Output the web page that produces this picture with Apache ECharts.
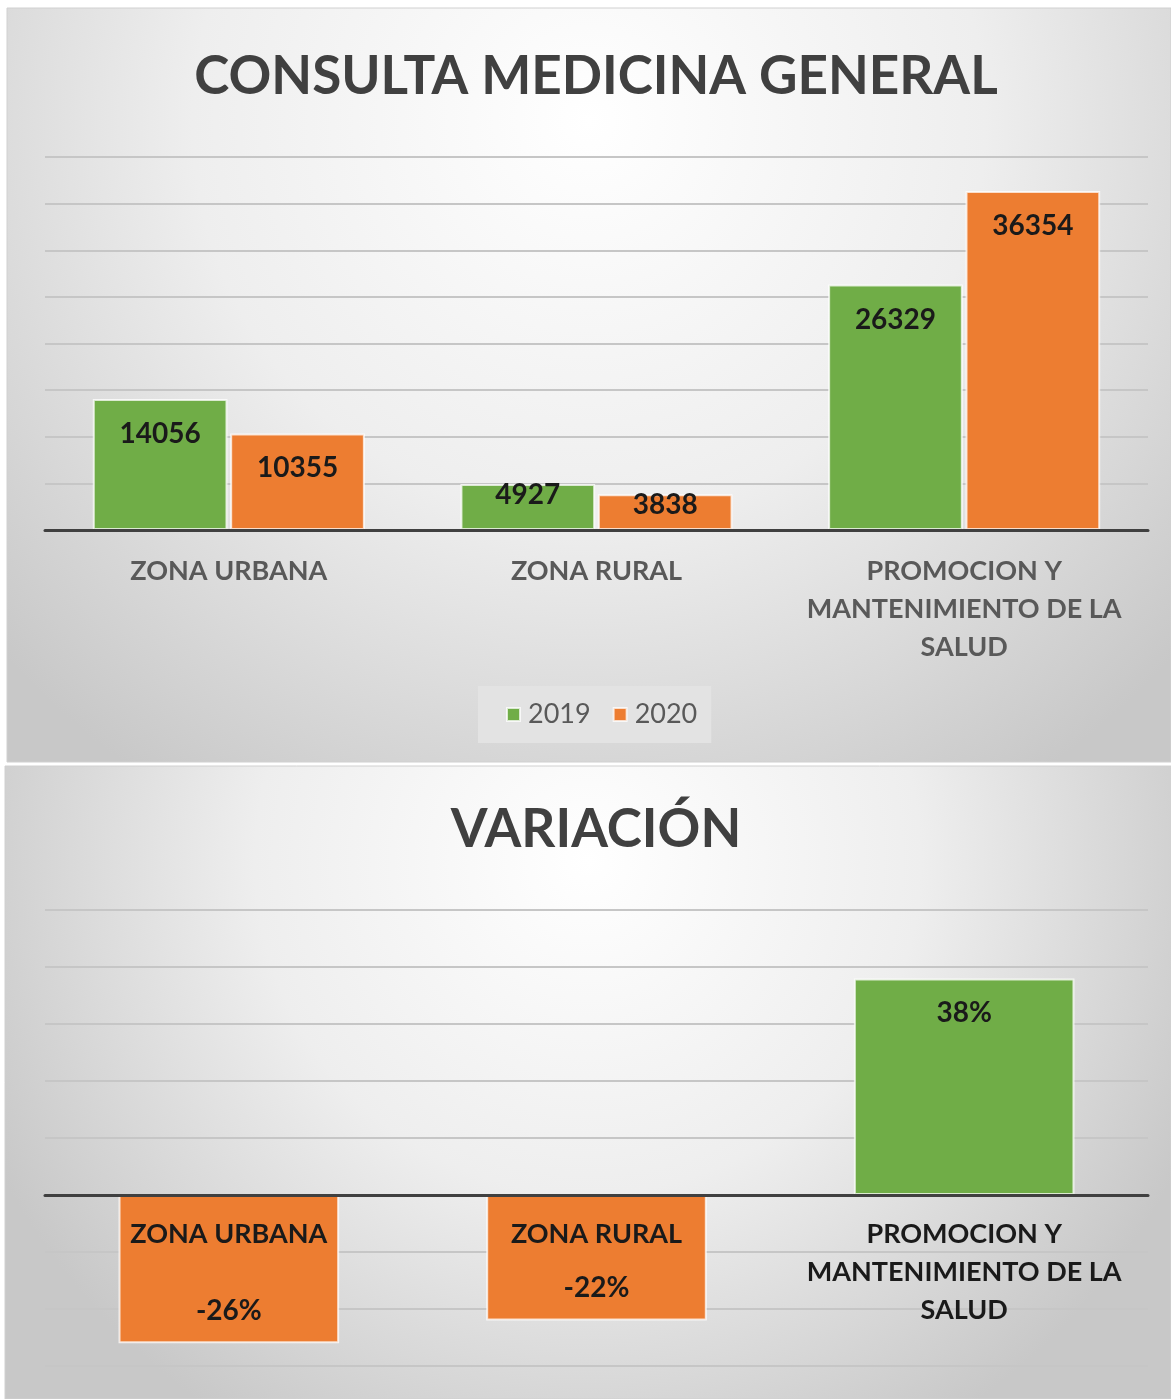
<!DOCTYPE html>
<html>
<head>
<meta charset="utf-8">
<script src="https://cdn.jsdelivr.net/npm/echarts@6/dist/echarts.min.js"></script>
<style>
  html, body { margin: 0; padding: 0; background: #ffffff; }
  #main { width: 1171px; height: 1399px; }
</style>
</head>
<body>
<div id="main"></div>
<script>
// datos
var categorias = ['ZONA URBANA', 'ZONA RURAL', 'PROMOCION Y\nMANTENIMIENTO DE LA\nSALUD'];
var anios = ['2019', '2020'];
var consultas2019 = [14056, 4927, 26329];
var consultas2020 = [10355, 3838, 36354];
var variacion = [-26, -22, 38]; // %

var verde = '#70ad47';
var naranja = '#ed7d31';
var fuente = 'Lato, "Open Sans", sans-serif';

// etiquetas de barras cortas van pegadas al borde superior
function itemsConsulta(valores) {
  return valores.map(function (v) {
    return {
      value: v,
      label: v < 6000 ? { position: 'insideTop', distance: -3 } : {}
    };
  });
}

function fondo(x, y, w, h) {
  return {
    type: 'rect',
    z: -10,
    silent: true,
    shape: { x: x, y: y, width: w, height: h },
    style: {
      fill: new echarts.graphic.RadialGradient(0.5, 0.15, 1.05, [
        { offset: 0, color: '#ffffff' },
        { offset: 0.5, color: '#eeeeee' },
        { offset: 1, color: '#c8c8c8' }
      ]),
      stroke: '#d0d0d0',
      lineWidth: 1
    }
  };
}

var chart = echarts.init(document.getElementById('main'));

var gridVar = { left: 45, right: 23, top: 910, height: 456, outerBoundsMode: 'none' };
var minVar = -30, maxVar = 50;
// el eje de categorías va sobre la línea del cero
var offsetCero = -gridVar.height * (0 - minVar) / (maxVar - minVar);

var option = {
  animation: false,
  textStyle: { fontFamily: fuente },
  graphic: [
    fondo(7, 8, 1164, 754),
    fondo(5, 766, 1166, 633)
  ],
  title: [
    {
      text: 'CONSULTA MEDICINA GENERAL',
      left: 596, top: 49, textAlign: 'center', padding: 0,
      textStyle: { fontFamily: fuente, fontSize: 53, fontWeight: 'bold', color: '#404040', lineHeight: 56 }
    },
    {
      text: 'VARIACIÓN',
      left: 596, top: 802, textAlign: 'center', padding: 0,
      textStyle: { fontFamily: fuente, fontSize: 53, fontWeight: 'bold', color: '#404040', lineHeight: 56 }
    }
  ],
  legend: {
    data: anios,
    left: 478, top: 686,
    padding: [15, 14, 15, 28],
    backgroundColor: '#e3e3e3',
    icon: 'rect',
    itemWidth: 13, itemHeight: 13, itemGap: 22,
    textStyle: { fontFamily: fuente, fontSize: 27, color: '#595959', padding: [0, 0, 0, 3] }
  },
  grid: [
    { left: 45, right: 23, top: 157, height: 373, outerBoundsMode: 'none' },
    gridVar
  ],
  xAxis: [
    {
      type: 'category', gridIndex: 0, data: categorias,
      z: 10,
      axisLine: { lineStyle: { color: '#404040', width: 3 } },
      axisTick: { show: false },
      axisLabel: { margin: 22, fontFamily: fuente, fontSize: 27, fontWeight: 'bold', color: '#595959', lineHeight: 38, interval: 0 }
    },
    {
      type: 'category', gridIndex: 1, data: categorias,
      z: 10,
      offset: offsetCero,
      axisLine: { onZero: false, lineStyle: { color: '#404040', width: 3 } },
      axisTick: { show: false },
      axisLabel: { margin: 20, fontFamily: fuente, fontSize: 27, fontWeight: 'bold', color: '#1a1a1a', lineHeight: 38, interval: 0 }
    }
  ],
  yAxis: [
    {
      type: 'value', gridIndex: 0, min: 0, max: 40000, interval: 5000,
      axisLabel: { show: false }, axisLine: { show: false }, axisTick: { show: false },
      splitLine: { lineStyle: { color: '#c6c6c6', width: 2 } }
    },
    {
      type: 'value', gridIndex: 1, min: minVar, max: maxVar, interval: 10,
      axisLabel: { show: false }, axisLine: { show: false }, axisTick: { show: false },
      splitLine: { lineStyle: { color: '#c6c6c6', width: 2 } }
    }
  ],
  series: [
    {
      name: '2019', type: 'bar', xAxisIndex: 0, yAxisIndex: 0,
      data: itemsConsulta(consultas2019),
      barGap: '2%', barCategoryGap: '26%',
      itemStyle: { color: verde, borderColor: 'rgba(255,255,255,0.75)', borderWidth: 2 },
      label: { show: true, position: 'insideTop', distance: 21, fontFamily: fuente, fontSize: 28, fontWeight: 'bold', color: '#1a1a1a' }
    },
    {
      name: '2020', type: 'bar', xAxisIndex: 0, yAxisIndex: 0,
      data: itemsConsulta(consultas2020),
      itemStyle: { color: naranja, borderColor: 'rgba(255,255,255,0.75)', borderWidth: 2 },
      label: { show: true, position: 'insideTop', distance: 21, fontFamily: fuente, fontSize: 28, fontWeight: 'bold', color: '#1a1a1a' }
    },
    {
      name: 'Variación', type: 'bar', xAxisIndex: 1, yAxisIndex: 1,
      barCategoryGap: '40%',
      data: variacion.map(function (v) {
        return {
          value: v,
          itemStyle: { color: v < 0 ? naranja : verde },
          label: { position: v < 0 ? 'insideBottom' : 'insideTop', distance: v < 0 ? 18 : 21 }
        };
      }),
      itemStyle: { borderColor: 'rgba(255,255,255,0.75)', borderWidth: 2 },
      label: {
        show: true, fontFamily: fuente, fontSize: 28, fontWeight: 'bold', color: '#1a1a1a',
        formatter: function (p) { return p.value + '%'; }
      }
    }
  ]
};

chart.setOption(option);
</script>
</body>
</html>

____________________

*WHAT YOU SHOULD DO:*
Begin at the top of the material above and output each line exactly, stopping after the line that holds "var chart = echarts.init(document.getElementById('main'));". Leave out pictures.

*RESULT BELOW:*
Output the web page that produces this picture with Apache ECharts.
<!DOCTYPE html>
<html>
<head>
<meta charset="utf-8">
<script src="https://cdn.jsdelivr.net/npm/echarts@6/dist/echarts.min.js"></script>
<style>
  html, body { margin: 0; padding: 0; background: #ffffff; }
  #main { width: 1171px; height: 1399px; }
</style>
</head>
<body>
<div id="main"></div>
<script>
// datos
var categorias = ['ZONA URBANA', 'ZONA RURAL', 'PROMOCION Y\nMANTENIMIENTO DE LA\nSALUD'];
var anios = ['2019', '2020'];
var consultas2019 = [14056, 4927, 26329];
var consultas2020 = [10355, 3838, 36354];
var variacion = [-26, -22, 38]; // %

var verde = '#70ad47';
var naranja = '#ed7d31';
var fuente = 'Lato, "Open Sans", sans-serif';

// etiquetas de barras cortas van pegadas al borde superior
function itemsConsulta(valores) {
  return valores.map(function (v) {
    return {
      value: v,
      label: v < 6000 ? { position: 'insideTop', distance: -3 } : {}
    };
  });
}

function fondo(x, y, w, h) {
  return {
    type: 'rect',
    z: -10,
    silent: true,
    shape: { x: x, y: y, width: w, height: h },
    style: {
      fill: new echarts.graphic.RadialGradient(0.5, 0.15, 1.05, [
        { offset: 0, color: '#ffffff' },
        { offset: 0.5, color: '#eeeeee' },
        { offset: 1, color: '#c8c8c8' }
      ]),
      stroke: '#d0d0d0',
      lineWidth: 1
    }
  };
}

var chart = echarts.init(document.getElementById('main'));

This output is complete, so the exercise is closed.